§ Given request
In this exercise, return the whole listing exactly, excluding any images.

## Begin

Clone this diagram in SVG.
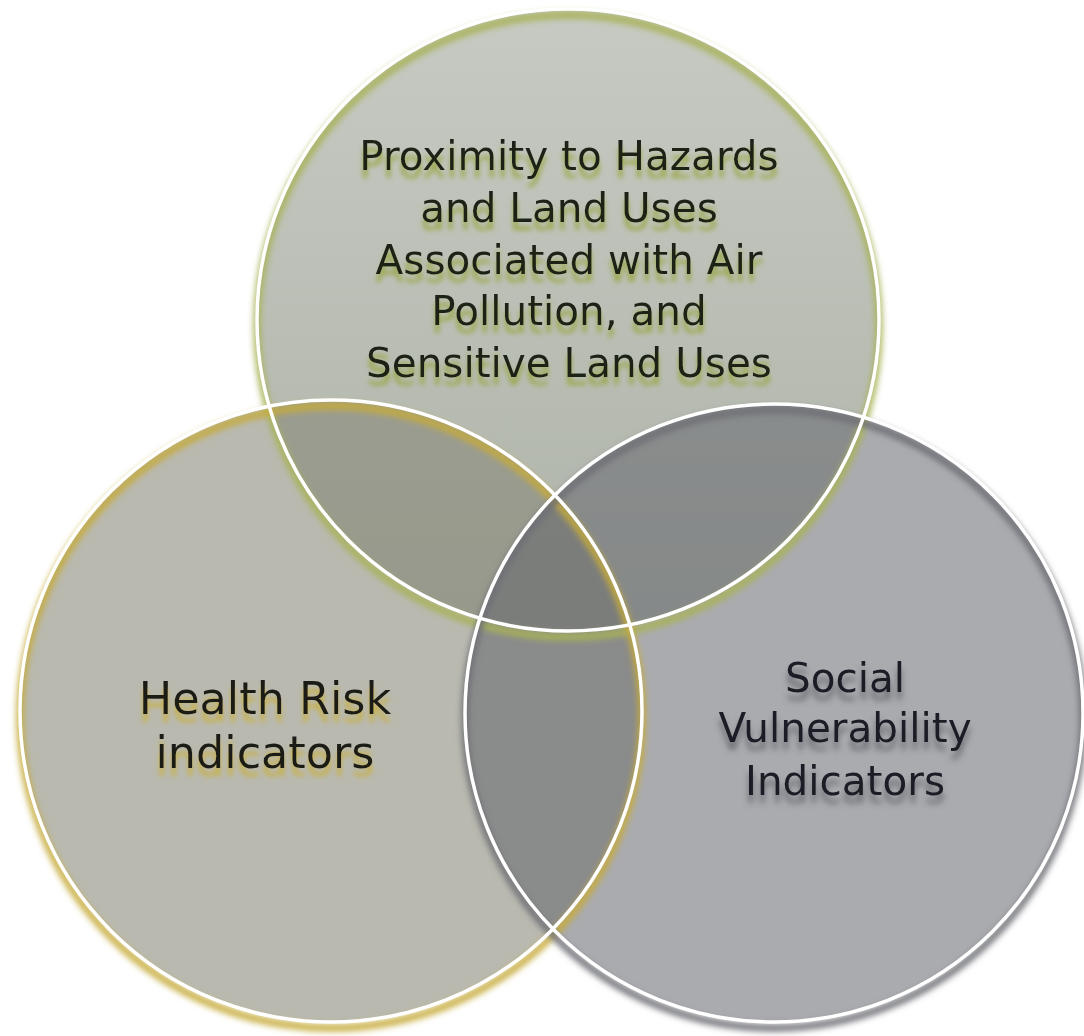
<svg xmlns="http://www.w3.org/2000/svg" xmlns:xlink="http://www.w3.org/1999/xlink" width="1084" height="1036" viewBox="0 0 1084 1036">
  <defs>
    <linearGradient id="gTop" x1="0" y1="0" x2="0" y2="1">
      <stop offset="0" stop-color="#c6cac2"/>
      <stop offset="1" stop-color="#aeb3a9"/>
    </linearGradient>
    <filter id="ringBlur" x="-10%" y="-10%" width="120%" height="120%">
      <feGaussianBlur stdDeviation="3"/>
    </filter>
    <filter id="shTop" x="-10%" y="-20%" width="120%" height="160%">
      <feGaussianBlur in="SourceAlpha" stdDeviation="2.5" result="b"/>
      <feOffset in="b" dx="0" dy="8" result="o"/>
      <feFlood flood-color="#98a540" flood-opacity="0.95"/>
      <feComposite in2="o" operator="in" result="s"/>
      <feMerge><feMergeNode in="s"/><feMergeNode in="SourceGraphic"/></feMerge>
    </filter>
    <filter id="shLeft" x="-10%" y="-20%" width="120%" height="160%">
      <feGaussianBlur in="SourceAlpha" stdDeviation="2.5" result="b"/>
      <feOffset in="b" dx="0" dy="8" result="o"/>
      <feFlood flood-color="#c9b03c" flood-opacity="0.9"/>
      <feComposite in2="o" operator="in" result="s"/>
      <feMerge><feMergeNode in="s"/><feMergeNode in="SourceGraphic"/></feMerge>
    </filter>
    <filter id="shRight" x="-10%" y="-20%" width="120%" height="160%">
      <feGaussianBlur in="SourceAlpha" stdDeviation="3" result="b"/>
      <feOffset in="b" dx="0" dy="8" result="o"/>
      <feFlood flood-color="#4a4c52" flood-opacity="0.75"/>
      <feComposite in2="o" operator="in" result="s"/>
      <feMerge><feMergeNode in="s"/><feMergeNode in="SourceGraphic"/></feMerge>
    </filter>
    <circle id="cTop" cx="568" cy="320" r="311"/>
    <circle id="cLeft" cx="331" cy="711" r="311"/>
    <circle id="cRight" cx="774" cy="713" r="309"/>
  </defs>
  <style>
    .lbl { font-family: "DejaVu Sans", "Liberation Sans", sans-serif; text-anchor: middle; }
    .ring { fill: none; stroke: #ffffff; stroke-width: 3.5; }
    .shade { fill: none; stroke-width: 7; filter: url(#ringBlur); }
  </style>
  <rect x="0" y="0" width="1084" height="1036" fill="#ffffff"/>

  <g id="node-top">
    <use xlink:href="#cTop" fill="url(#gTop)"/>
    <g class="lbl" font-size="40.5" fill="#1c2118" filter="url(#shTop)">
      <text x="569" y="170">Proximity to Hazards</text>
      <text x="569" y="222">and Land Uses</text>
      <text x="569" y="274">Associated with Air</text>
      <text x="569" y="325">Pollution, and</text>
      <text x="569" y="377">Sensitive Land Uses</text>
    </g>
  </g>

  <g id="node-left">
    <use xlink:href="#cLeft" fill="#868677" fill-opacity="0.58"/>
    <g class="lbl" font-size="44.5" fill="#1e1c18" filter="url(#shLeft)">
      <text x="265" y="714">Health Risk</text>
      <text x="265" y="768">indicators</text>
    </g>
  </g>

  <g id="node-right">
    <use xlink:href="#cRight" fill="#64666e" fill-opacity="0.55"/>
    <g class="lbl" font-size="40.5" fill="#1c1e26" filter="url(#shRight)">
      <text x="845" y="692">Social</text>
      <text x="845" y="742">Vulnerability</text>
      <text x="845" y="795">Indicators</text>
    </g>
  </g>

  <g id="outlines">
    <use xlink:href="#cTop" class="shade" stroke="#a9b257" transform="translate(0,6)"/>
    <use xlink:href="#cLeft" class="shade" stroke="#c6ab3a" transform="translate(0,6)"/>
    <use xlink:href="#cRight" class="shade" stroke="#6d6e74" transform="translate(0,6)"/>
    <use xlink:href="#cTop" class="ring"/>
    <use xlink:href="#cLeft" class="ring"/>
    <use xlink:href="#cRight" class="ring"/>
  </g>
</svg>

## End

§ Result
Clone this diagram in SVG.
<svg xmlns="http://www.w3.org/2000/svg" xmlns:xlink="http://www.w3.org/1999/xlink" width="1084" height="1036" viewBox="0 0 1084 1036">
  <defs>
    <linearGradient id="gTop" x1="0" y1="0" x2="0" y2="1">
      <stop offset="0" stop-color="#c6cac2"/>
      <stop offset="1" stop-color="#aeb3a9"/>
    </linearGradient>
    <filter id="ringBlur" x="-10%" y="-10%" width="120%" height="120%">
      <feGaussianBlur stdDeviation="3"/>
    </filter>
    <filter id="shTop" x="-10%" y="-20%" width="120%" height="160%">
      <feGaussianBlur in="SourceAlpha" stdDeviation="2.5" result="b"/>
      <feOffset in="b" dx="0" dy="8" result="o"/>
      <feFlood flood-color="#98a540" flood-opacity="0.95"/>
      <feComposite in2="o" operator="in" result="s"/>
      <feMerge><feMergeNode in="s"/><feMergeNode in="SourceGraphic"/></feMerge>
    </filter>
    <filter id="shLeft" x="-10%" y="-20%" width="120%" height="160%">
      <feGaussianBlur in="SourceAlpha" stdDeviation="2.5" result="b"/>
      <feOffset in="b" dx="0" dy="8" result="o"/>
      <feFlood flood-color="#c9b03c" flood-opacity="0.9"/>
      <feComposite in2="o" operator="in" result="s"/>
      <feMerge><feMergeNode in="s"/><feMergeNode in="SourceGraphic"/></feMerge>
    </filter>
    <filter id="shRight" x="-10%" y="-20%" width="120%" height="160%">
      <feGaussianBlur in="SourceAlpha" stdDeviation="3" result="b"/>
      <feOffset in="b" dx="0" dy="8" result="o"/>
      <feFlood flood-color="#4a4c52" flood-opacity="0.75"/>
      <feComposite in2="o" operator="in" result="s"/>
      <feMerge><feMergeNode in="s"/><feMergeNode in="SourceGraphic"/></feMerge>
    </filter>
    <circle id="cTop" cx="568" cy="320" r="311"/>
    <circle id="cLeft" cx="331" cy="711" r="311"/>
    <circle id="cRight" cx="774" cy="713" r="309"/>
  </defs>
  <style>
    .lbl { font-family: "DejaVu Sans", "Liberation Sans", sans-serif; text-anchor: middle; }
    .ring { fill: none; stroke: #ffffff; stroke-width: 3.5; }
    .shade { fill: none; stroke-width: 7; filter: url(#ringBlur); }
  </style>
  <rect x="0" y="0" width="1084" height="1036" fill="#ffffff"/>

  <g id="node-top">
    <use xlink:href="#cTop" fill="url(#gTop)"/>
    <g class="lbl" font-size="40.5" fill="#1c2118" filter="url(#shTop)">
      <text x="569" y="170">Proximity to Hazards</text>
      <text x="569" y="222">and Land Uses</text>
      <text x="569" y="274">Associated with Air</text>
      <text x="569" y="325">Pollution, and</text>
      <text x="569" y="377">Sensitive Land Uses</text>
    </g>
  </g>

  <g id="node-left">
    <use xlink:href="#cLeft" fill="#868677" fill-opacity="0.58"/>
    <g class="lbl" font-size="44.5" fill="#1e1c18" filter="url(#shLeft)">
      <text x="265" y="714">Health Risk</text>
      <text x="265" y="768">indicators</text>
    </g>
  </g>

  <g id="node-right">
    <use xlink:href="#cRight" fill="#64666e" fill-opacity="0.55"/>
    <g class="lbl" font-size="40.5" fill="#1c1e26" filter="url(#shRight)">
      <text x="845" y="692">Social</text>
      <text x="845" y="742">Vulnerability</text>
      <text x="845" y="795">Indicators</text>
    </g>
  </g>

  <g id="outlines">
    <use xlink:href="#cTop" class="shade" stroke="#a9b257" transform="translate(0,6)"/>
    <use xlink:href="#cLeft" class="shade" stroke="#c6ab3a" transform="translate(0,6)"/>
    <use xlink:href="#cRight" class="shade" stroke="#6d6e74" transform="translate(0,6)"/>
    <use xlink:href="#cTop" class="ring"/>
    <use xlink:href="#cLeft" class="ring"/>
    <use xlink:href="#cRight" class="ring"/>
  </g>
</svg>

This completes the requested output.